Compartir con él el
escenario fue uno de los momentos más misteriosos y fantásticos de esa vida
paralela a la vida real que se vive en la escena. Era un espectáculo musical de
un famosísimo cantor romántico, y en él aparecían un grupo de “artistas de
circo de verdad”. Además del lanzallamas y la contorsionista, que eran personas
comunes realizando un trabajo muy especializado, estaban los cuatro enanos y el
payaso Sonsonete. Los cuatro enanos eran una familia en la vida real que en el
escenario se representaba a sí misma. El guión de sus intervenciones y su
actuación eran tan malos que resultaban absolutamente desconcertantes, hasta el
punto de hacernos sospechar de si no se trataría de alguna genialidad para la
cual no estabamos suficientemente capacitados.
Pero el único Artista
(con mayúscula), un artista a pesar del mundo e incluso de sí mismo, era el
payaso. Era un payaso viejo y tristísimo, flaco hasta lo imposible. De solo
verle la cara, adivinarle la cara detrás del maquillaje te podías poner a
llorar. No hacía prácticamente nada en el escenario, su acto era de un
minimalismo absoluto.
La única acción consistía
en extraer un interminable pañuelo –o varios pañuelos anudados- de su boca, la
hacía de espaldas al público, y sordo a las ordenes del “divo” que le gritaba
azorado que se girase hacia el respetable.
Y el nombre!

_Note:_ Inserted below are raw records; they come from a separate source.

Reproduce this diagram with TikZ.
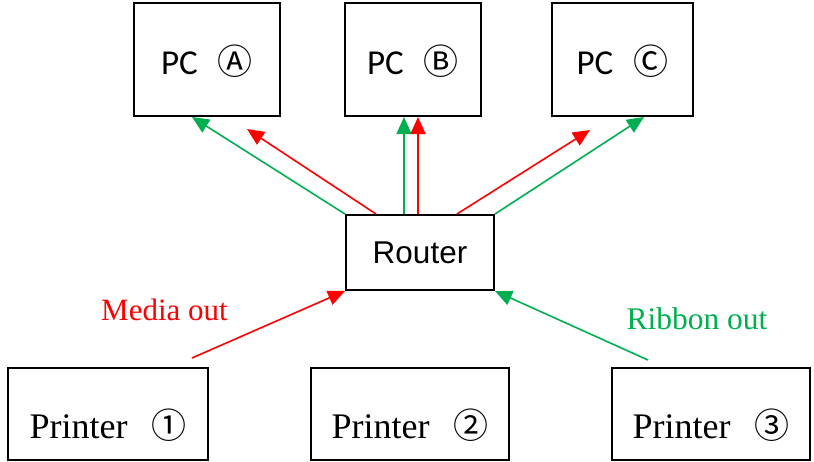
\documentclass[tikz,border=0pt]{standalone}
\usepackage{fontspec}
\setmainfont{Liberation Serif}
\newfontfamily\pcfont{Carlito}
\newfontfamily\routerfont{Liberation Sans}
\newfontfamily\symfont{Noto Sans CJK JP}
\usepackage{xcolor}
\usetikzlibrary{arrows.meta}
\definecolor{mediared}{HTML}{FF0000}
\definecolor{ribbongreen}{HTML}{00B050}
\newcommand{\circsym}[1]{{\symfont\fontsize{35}{35}\selectfont #1}}

\tikzset{
  box/.style={draw, line width=2pt, rectangle, inner sep=0pt},
  pcbox/.style={box, minimum height=113pt, text height=44pt, text depth=15pt,
    font=\pcfont\fontsize{35}{40}\selectfont},
  printerbox/.style={box, minimum height=92pt, text height=60pt, text depth=11pt,
    font=\fontsize{36}{40}\selectfont},
  routerbox/.style={box, minimum width=148pt, minimum height=75pt,
    text height=32pt, text depth=11pt, font=\routerfont\fontsize{31.5}{36}\selectfont},
  flow/.style={line width=1.6pt, -{Triangle[length=17pt,width=15pt]}},
  media/.style={flow, mediared},
  ribbon/.style={flow, ribbongreen}
}

\begin{document}
\begin{tikzpicture}[x=1pt,y=-1pt]
\useasboundingbox (0,0) rectangle (814,461);

% PCs
\node[pcbox, minimum width=146pt] (pcA) at (207,59.5) {PC\hspace{20pt}\circsym{Ⓐ}};
\node[pcbox, minimum width=136pt] (pcB) at (413,59.5) {PC\hspace{20pt}\circsym{Ⓑ}};
\node[pcbox, minimum width=141pt] (pcC) at (622.5,59.5) {PC\hspace{20pt}\circsym{Ⓒ}};

% Router
\node[routerbox] (router) at (420,252.5) {Router};

% Printers
\node[printerbox, minimum width=200pt] (prn1) at (108,413.5) {Printer\hspace{24pt}\circsym{①}};
\node[printerbox, minimum width=198pt] (prn2) at (410,413.5) {Printer\hspace{24pt}\circsym{②}};
\node[printerbox, minimum width=198pt] (prn3) at (711,413.5) {Printer\hspace{24pt}\circsym{③}};

% Router to PCs
\draw[ribbon] (router.north west) -- ([xshift=59pt]pcA.south west);
\draw[media] ([xshift=31pt]router.north west) -- ([xshift=114pt,yshift=-12pt]pcA.south west);
\draw[ribbon] ([xshift=59pt]router.north west) -- ([xshift=60pt]pcB.south west);
\draw[media] ([xshift=73pt]router.north west) -- ([xshift=74pt]pcB.south west);
\draw[media] ([xshift=112pt]router.north west) -- ([xshift=39pt,yshift=-13pt]pcC.south west);
\draw[ribbon] (router.north east) -- ([xshift=93pt]pcC.south west);

% Printers to router
\coordinate (mediaStart) at (192,358);
\coordinate (ribbonStart) at (648,360);
\draw[media] (mediaStart) -- (router.south west);
\draw[ribbon] (ribbonStart) -- (router.south east);

\node[anchor=base, text=mediared, font=\fontsize{31}{36}\selectfont] (mediaLbl) at (164.5,320) {Media out};
\node[anchor=base, text=ribbongreen, font=\fontsize{31.5}{36}\selectfont] (ribbonLbl) at (697,329) {Ribbon out};

\end{tikzpicture}
\end{document}
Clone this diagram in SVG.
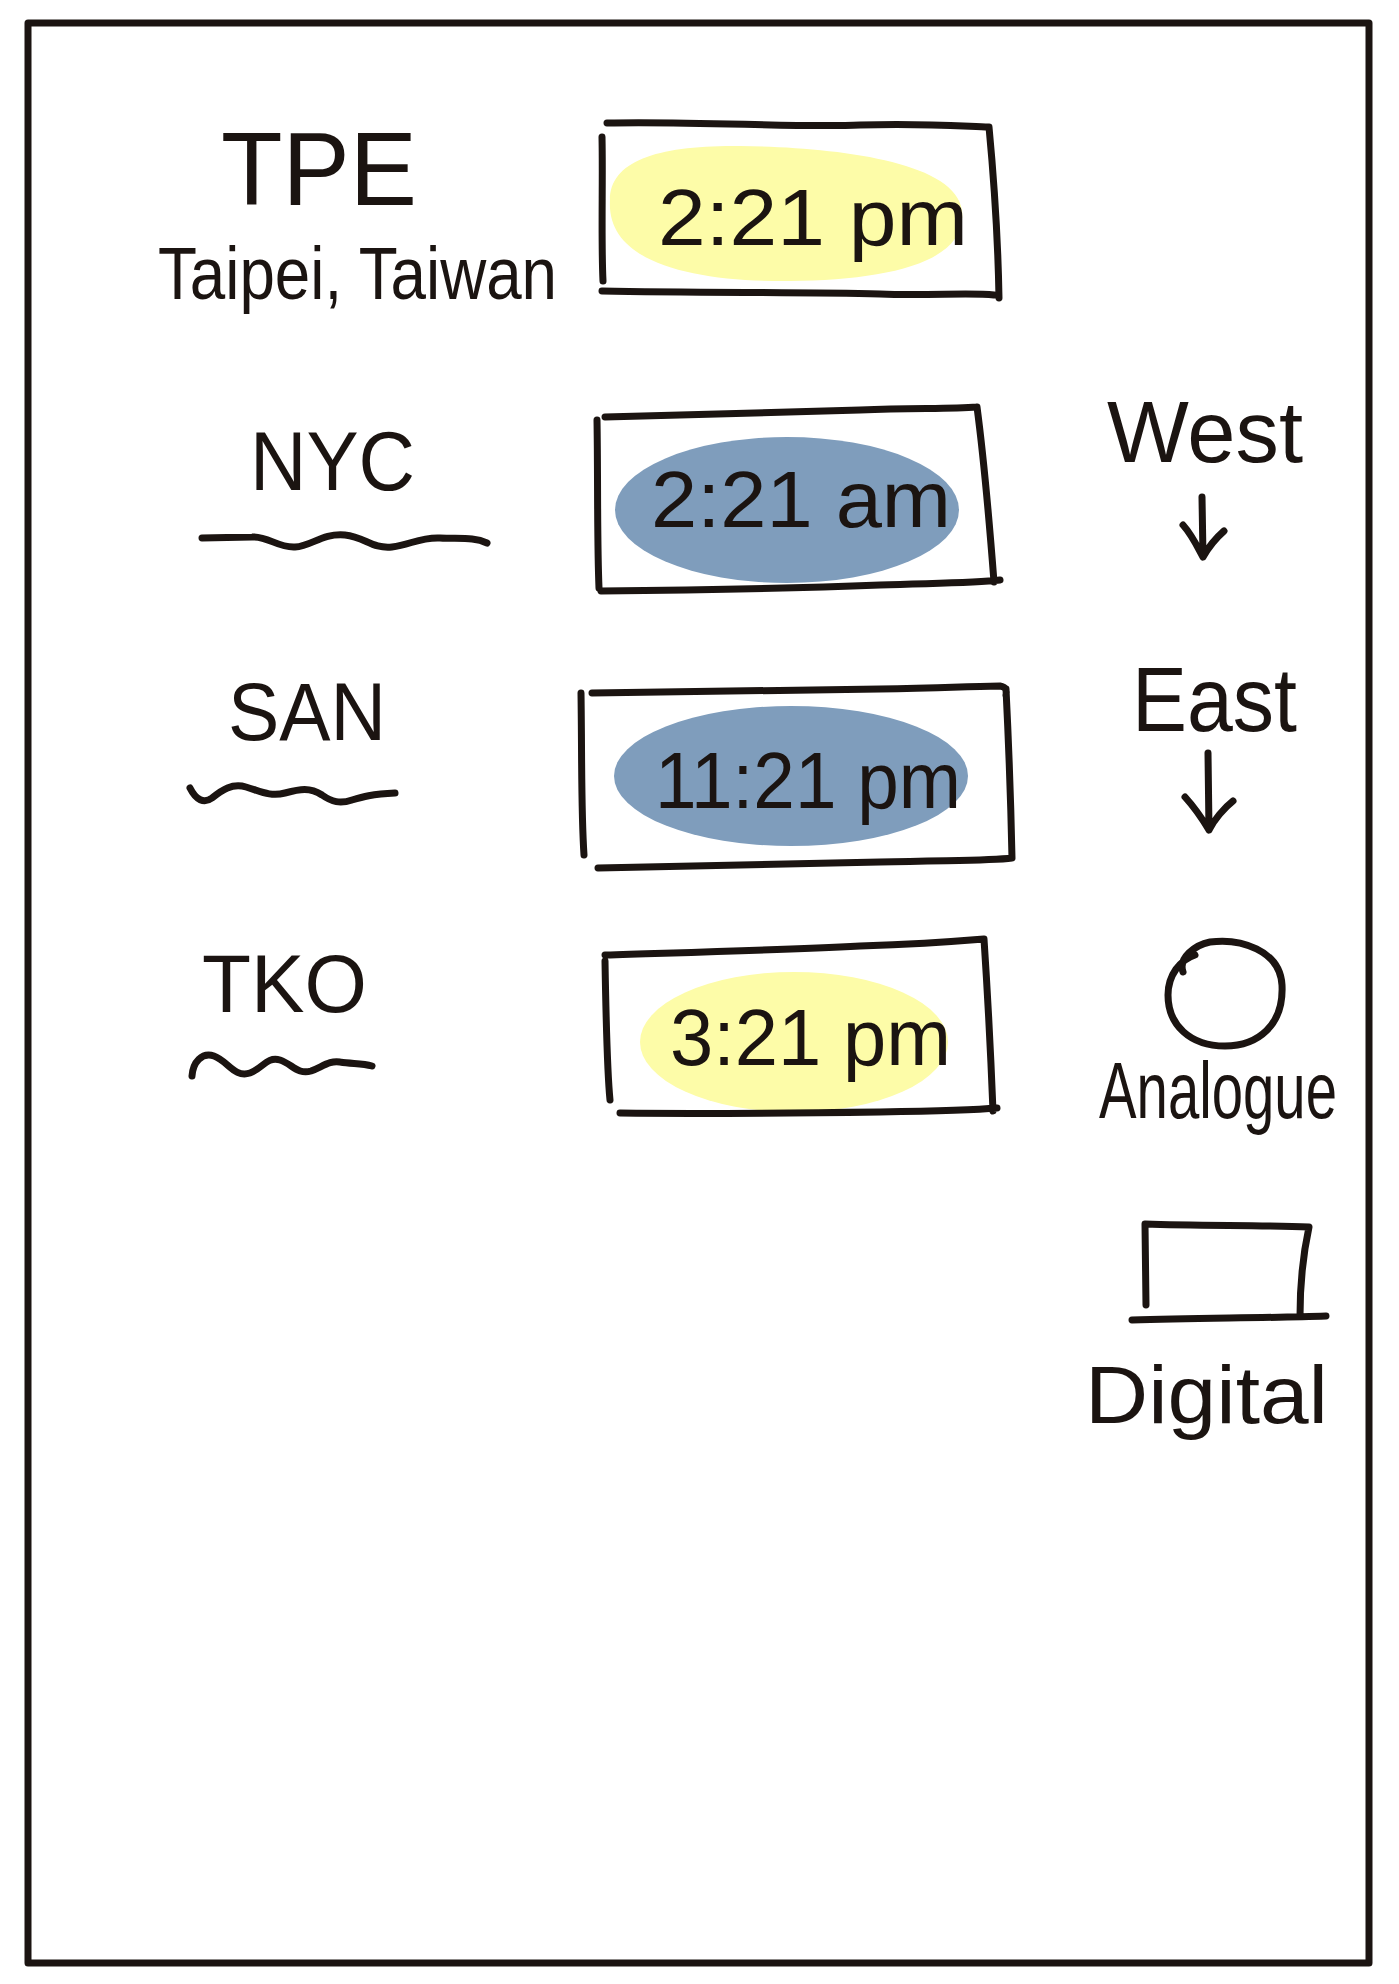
<svg xmlns="http://www.w3.org/2000/svg" width="1399" height="1984" viewBox="0 0 1399 1984">
<style>
.ink{fill:none;stroke:#1b1411;stroke-width:7;stroke-linecap:round;stroke-linejoin:round}
.hand{font-family:"Liberation Sans","Noto Sans",sans-serif;fill:#1b1411}
.yellow{fill:#fdfca8}
.blue{fill:#7f9dbc}
</style>
<rect width="1399" height="1984" fill="#fff"/>
<g id="frame">
<path class="ink" stroke-width="5" d="M28,23 L1369,23 L1369,1963 L28,1963 Z"/>
</g>

<g id="tpe-label">
<text class="hand" x="221" y="205" font-size="104" textLength="196" lengthAdjust="spacingAndGlyphs">TPE</text>
<text class="hand" x="158" y="299" font-size="74" textLength="399" lengthAdjust="spacingAndGlyphs">Taipei, Taiwan</text>
</g>
<g id="tpe-clock">
<path class="yellow" d="M610,200 C610,160 660,145 740,146 C830,147 955,160 962,210 C968,262 890,280 790,281 C690,282 606,262 610,200 Z"/>
<path class="ink" d="M607,123 C700,121 800,128 860,125 C920,123 960,126 989,127 M989,127 C994,180 998,240 999,298 M602,291 C700,293 800,292 880,294 C930,296 970,292 994,295 M602,137 C603,180 601,240 603,281"/>
<text class="hand" x="658" y="245" font-size="80" textLength="310" lengthAdjust="spacingAndGlyphs">2:21 pm</text>
</g>

<g id="nyc-label">
<text class="hand" x="250" y="490" font-size="84" textLength="165" lengthAdjust="spacingAndGlyphs">NYC</text>
<path class="ink" d="M202,538 L252,537 C268,536 278,548 295,547 C312,546 322,533 345,535 C365,537 372,549 392,547 C410,545 420,537 440,538 C460,539 474,537 487,543"/>
</g>
<g id="nyc-clock">
<ellipse class="blue" cx="787" cy="510" rx="172" ry="73"/>
<path class="ink" d="M605,417 C700,414 780,412 860,410 C920,408 950,409 977,407 M977,407 C984,460 990,530 994,582 M601,591 C700,590 800,588 880,585 C940,583 975,583 1000,580 M597,420 C598,480 597,540 599,588"/>
<text class="hand" x="651" y="527" font-size="80" textLength="300" lengthAdjust="spacingAndGlyphs">2:21 am</text>
</g>

<g id="san-label">
<text class="hand" x="228" y="740" font-size="82" textLength="158" lengthAdjust="spacingAndGlyphs">SAN</text>
<path class="ink" d="M190,788 C196,800 204,804 212,798 C222,790 232,783 246,787 C260,791 270,797 285,793 C300,789 310,787 322,795 C332,802 340,804 352,800 C362,797 372,794 395,793"/>
</g>
<g id="san-clock">
<ellipse class="blue" cx="791" cy="776" rx="177" ry="70"/>
<path class="ink" d="M592,693 C700,692 800,690 880,689 C940,688 980,686 1000,686 C1006,687 1007,690 1006,695 M1006,689 C1009,750 1011,810 1012,858 M598,868 C700,866 800,864 880,862 C950,860 990,861 1012,858 M581,693 C582,760 581,810 584,855"/>
<text class="hand" x="655" y="808" font-size="80" textLength="306" lengthAdjust="spacingAndGlyphs">11:21 pm</text>
</g>

<g id="tko-label">
<text class="hand" x="202" y="1012" font-size="82" textLength="165" lengthAdjust="spacingAndGlyphs">TKO</text>
<path class="ink" d="M192,1076 C193,1062 202,1052 214,1056 C228,1061 234,1078 250,1073 C262,1069 267,1056 280,1060 C292,1064 298,1075 311,1071 C322,1067 330,1060 340,1062 C352,1064 362,1063 372,1066"/>
</g>
<g id="tko-clock">
<ellipse class="yellow" cx="794" cy="1042" rx="154" ry="70"/>
<path class="ink" d="M605,955 C700,952 780,950 860,946 C920,944 960,941 984,939 M984,939 C988,1000 991,1060 993,1111 M620,1113 C700,1114 800,1113 880,1112 C940,1111 975,1110 997,1108 M605,961 C606,1020 607,1070 610,1100"/>
<text class="hand" x="670" y="1065" font-size="80" textLength="281" lengthAdjust="spacingAndGlyphs">3:21 pm</text>
</g>

<g id="west">
<text class="hand" x="1107" y="462" font-size="88" textLength="196" lengthAdjust="spacingAndGlyphs">West</text>
</g>
<g id="east">
<text class="hand" x="1132" y="731" font-size="90" textLength="165" lengthAdjust="spacingAndGlyphs">East</text>
</g>
<g id="analogue">
<path class="ink" d="M1183,972 C1178,958 1195,945 1210,942 C1240,938 1280,950 1282,985 C1284,1025 1258,1046 1225,1046 C1190,1046 1168,1025 1168,995 C1168,975 1180,960 1195,955"/>
<text class="hand" transform="translate(1099,1118) scale(1,1.3)" x="0" y="0" font-size="62" textLength="238" lengthAdjust="spacingAndGlyphs">Analogue</text>
</g>
<g id="digital">
<path class="ink" d="M1145,1224 C1200,1226 1260,1225 1309,1227 C1304,1250 1300,1280 1300,1316 M1145,1224 L1146,1305 M1132,1320 C1200,1318 1270,1318 1326,1316"/>
<text class="hand" x="1085" y="1423" font-size="82" textLength="243" lengthAdjust="spacingAndGlyphs">Digital</text>
</g>

<g id="connectors">
<path class="ink" d="M1202,497 L1203,557 M1183,525 C1192,535 1198,548 1203,557 C1208,548 1216,538 1224,531"/>
<path class="ink" d="M1208,753 L1209,830 M1185,797 C1195,808 1203,820 1209,830 C1214,820 1224,808 1233,801"/>
</g>
</svg>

Qué nombre!
Sonsonete!* Solo un gran filósofo pudo haber nombrado tan sabiamente todo lo
que esa figura solitaria y mísera representaba: el alma, la triste alma humana.
*Sonsonete.
1. m. Sonido que resulta
de los golpes pequeños y repetidos que se dan en una parte, imitando un son de
música.
2. [m.]fig. Ruido
generalmente poco intenso, pero continuado, y por lo común desapacible.
3. [m.]fig. Tonillo o
modo especial en la risa o palabras, que denota desprecio o ironía.